▸ SUPPLIED ENTRIES:

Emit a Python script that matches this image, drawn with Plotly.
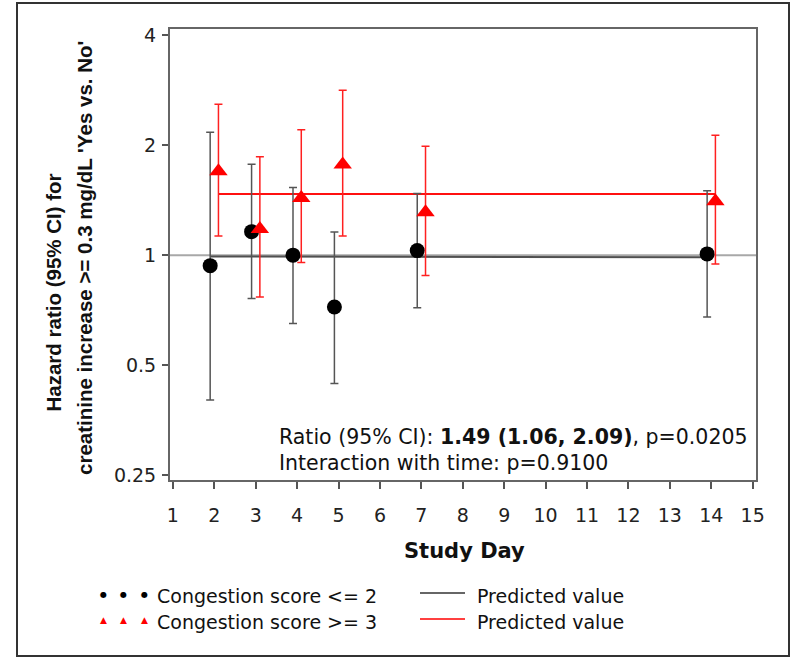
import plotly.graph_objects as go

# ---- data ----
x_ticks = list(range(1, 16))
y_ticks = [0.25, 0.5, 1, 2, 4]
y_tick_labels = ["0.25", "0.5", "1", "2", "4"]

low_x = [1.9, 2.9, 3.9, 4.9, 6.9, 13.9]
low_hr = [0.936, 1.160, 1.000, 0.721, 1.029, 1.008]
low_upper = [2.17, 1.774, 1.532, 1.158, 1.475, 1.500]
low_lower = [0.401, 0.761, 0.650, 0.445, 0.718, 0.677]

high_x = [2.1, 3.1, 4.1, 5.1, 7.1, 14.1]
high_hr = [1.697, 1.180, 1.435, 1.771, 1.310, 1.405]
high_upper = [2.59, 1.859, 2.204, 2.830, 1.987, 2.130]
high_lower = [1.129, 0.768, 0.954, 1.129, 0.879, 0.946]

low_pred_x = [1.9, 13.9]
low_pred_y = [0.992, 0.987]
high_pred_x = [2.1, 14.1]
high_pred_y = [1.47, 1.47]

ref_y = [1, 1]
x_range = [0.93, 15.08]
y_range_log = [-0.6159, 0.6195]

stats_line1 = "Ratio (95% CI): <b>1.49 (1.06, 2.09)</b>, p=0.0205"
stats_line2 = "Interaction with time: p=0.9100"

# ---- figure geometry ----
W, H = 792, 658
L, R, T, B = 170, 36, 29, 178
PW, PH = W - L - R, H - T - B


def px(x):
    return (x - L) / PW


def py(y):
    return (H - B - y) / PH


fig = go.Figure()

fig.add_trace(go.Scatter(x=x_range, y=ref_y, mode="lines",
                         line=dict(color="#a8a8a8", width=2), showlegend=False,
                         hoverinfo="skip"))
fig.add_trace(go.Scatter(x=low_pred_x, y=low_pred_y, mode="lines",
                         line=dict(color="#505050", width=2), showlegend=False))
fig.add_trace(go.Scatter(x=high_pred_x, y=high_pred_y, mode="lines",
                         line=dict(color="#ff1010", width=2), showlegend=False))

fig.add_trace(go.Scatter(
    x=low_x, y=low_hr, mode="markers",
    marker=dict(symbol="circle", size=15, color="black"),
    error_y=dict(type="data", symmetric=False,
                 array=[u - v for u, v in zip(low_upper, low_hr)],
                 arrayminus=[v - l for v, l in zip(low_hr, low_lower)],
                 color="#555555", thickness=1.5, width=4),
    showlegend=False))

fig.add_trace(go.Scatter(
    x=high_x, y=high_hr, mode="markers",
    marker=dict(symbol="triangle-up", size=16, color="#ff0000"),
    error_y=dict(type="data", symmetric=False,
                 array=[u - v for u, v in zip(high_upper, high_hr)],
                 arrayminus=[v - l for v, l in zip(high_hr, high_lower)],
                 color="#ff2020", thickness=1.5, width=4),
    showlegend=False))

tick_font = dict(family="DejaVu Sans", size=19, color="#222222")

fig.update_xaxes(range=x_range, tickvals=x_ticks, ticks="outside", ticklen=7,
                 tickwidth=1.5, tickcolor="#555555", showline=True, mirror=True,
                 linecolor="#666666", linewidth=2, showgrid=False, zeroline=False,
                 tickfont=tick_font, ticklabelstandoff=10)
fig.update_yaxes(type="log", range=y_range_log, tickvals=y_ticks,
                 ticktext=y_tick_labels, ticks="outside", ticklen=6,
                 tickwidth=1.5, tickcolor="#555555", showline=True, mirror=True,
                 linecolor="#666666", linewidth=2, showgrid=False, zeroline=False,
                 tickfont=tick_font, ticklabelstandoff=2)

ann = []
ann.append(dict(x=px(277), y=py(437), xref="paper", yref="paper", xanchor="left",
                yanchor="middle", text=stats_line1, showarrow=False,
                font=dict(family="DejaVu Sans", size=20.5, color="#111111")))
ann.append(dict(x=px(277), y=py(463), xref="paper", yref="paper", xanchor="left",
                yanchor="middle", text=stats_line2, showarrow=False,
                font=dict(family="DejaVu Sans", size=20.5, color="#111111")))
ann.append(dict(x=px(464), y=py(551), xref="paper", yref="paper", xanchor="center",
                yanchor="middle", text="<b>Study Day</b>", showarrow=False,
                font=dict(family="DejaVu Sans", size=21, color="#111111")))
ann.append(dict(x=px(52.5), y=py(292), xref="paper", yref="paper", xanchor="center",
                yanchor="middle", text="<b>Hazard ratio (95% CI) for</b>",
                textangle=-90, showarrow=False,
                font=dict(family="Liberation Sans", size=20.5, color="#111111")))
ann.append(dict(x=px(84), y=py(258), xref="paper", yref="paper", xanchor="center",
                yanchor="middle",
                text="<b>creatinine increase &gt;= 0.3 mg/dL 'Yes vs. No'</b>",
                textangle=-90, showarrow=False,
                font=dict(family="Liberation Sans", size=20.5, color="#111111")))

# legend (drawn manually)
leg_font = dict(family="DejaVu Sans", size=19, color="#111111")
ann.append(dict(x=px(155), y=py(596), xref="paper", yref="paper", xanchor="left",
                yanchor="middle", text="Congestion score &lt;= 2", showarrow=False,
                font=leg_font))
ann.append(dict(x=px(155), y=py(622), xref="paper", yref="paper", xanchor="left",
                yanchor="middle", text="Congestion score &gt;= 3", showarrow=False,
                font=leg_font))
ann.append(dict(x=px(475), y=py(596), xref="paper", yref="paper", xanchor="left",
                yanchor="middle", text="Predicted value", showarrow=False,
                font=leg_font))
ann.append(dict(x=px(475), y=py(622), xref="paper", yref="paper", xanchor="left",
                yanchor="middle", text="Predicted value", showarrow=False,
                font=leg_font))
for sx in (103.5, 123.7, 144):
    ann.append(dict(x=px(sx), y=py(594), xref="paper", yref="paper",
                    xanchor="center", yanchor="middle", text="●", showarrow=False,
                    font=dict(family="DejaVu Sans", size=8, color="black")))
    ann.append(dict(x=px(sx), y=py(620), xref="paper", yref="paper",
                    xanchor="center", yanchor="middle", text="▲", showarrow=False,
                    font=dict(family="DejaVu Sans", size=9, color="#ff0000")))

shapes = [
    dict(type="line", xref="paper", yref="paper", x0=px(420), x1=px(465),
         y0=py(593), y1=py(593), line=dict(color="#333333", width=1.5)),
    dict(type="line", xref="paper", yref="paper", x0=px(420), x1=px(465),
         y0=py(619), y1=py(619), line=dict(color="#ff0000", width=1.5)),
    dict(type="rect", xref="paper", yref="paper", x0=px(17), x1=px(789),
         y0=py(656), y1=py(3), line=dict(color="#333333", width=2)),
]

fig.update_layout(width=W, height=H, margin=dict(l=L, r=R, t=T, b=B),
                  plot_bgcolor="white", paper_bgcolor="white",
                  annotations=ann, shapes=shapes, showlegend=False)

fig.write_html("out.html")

* * *

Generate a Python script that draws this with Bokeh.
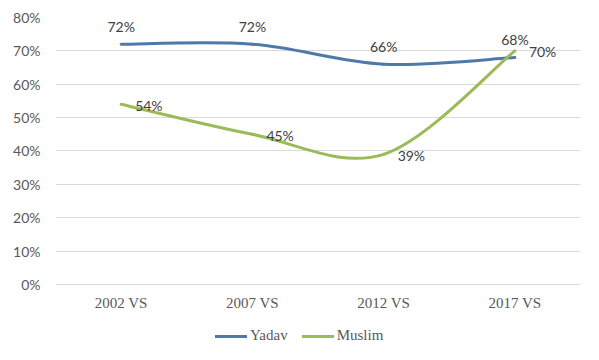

▸ WHAT THE EXERCISE ASKS: Pick out the part that begins with the line containing "Emit a Python" and finishes with the line containing "high_pred_y = [1.47, 1.47]", both included. Restate it exactly, without images.

▸ EXERCISE SOLUTION:
Emit a Python script that matches this image, drawn with Plotly.
import plotly.graph_objects as go

# ---- data ----
x_ticks = list(range(1, 16))
y_ticks = [0.25, 0.5, 1, 2, 4]
y_tick_labels = ["0.25", "0.5", "1", "2", "4"]

low_x = [1.9, 2.9, 3.9, 4.9, 6.9, 13.9]
low_hr = [0.936, 1.160, 1.000, 0.721, 1.029, 1.008]
low_upper = [2.17, 1.774, 1.532, 1.158, 1.475, 1.500]
low_lower = [0.401, 0.761, 0.650, 0.445, 0.718, 0.677]

high_x = [2.1, 3.1, 4.1, 5.1, 7.1, 14.1]
high_hr = [1.697, 1.180, 1.435, 1.771, 1.310, 1.405]
high_upper = [2.59, 1.859, 2.204, 2.830, 1.987, 2.130]
high_lower = [1.129, 0.768, 0.954, 1.129, 0.879, 0.946]

low_pred_x = [1.9, 13.9]
low_pred_y = [0.992, 0.987]
high_pred_x = [2.1, 14.1]
high_pred_y = [1.47, 1.47]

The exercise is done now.